23. The system of claim 21, wherein modifying the completion operation is further responsive to detecting a change of strain on a casing of the monitor well measured by at least one of a strain gauge or an optical fiber coupled to the casing.
24. The system of claim 21, wherein the change of pressure is measured by a pressure transducer and the pressure transducer is one of disposed within the liquid filled cased section or disposed at a wellhead of the monitor well.
25. The system of claim 21, wherein the liquid filled cased section is a first sealed volume of the monitor well and the monitor well includes a second sealed volume isolated from the first sealed volume.
26. The system of claim 21, wherein the target well is a first target well and the one or more hardware processors further configured to modify the completion operation parameter by reducing an injection rate of hydraulic fracturing fluid into the first target well and increasing an injection rate of hydraulic fracturing fluid into a second target well extending through the subterranean formation.

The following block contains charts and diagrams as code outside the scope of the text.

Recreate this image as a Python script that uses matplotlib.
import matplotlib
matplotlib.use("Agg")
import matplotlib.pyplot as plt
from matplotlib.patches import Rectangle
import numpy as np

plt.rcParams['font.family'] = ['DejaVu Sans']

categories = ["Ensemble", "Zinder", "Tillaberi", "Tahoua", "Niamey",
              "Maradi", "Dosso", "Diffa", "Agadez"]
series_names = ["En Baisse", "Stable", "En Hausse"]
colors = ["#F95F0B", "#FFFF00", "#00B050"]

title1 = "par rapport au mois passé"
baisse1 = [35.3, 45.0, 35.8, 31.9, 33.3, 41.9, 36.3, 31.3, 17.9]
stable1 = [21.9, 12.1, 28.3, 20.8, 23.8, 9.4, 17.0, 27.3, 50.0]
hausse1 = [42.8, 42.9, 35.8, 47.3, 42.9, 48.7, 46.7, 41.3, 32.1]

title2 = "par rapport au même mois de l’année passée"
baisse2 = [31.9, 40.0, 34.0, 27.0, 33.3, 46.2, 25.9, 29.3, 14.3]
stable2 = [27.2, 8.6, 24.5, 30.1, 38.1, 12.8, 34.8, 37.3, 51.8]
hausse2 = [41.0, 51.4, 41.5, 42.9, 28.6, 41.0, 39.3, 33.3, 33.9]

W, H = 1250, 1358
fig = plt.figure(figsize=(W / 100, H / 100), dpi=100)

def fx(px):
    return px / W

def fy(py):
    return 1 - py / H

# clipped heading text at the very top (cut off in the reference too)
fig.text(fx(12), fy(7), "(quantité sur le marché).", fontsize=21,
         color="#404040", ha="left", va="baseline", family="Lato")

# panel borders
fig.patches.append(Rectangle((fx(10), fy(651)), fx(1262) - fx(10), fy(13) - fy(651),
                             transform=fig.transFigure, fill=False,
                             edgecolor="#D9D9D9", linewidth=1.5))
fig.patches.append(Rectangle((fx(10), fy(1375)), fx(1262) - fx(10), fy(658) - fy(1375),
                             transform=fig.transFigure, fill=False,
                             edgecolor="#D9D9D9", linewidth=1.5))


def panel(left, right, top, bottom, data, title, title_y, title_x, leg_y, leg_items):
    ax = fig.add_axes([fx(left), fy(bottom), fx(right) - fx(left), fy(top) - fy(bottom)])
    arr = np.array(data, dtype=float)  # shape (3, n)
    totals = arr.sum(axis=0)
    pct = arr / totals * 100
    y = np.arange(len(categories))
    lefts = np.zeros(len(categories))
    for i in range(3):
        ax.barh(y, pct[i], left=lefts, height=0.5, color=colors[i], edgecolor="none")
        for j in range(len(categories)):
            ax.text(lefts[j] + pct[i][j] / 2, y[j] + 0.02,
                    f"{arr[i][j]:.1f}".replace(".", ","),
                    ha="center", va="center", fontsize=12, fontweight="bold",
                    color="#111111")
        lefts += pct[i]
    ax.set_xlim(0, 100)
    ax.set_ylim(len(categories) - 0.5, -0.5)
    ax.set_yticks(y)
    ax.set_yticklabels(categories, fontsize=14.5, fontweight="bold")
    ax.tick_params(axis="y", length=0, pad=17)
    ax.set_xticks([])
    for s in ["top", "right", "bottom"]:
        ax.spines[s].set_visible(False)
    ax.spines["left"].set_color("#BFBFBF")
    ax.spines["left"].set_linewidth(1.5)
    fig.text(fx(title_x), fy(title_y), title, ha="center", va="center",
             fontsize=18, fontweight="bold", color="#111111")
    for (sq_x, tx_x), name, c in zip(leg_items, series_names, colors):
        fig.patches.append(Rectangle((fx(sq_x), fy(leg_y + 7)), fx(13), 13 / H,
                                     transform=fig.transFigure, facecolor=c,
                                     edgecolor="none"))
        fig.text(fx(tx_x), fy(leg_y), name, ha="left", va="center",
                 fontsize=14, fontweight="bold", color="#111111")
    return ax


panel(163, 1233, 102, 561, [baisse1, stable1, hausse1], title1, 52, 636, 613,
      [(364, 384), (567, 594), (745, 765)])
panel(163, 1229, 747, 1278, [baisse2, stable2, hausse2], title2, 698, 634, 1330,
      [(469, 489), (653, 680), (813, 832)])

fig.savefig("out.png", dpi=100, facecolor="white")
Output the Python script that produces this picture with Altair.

27. The system of claim 21, wherein an entirety of the monitor well is cased and sealed relative to the subterranean formation.
28. A method of hydraulically fracturing subterranean formations comprising:
pumping hydraulic fracturing fluid into a first well extending through a subterranean formation to propagate a fracture from the first well; and
subsequent to pumping the hydraulic fracturing fluid into the first well and in response to a change in pressure within a liquid filled cased section of a second well extending through the subterranean formation, the liquid filled cased section being sealed relative to the subterranean formation reducing an injection rate of hydraulic fracturing fluid into the first well and increasing an injection rate of hydraulic fracturing fluid into a third well,
wherein the change in pressure within the liquid filled cased section is due to deformation of a casing of the liquid filled cased section due to interactions between the second well and the fracture propagated from the first well.
29. The method of claim 28, wherein the third well is different from each of the first well and the second well.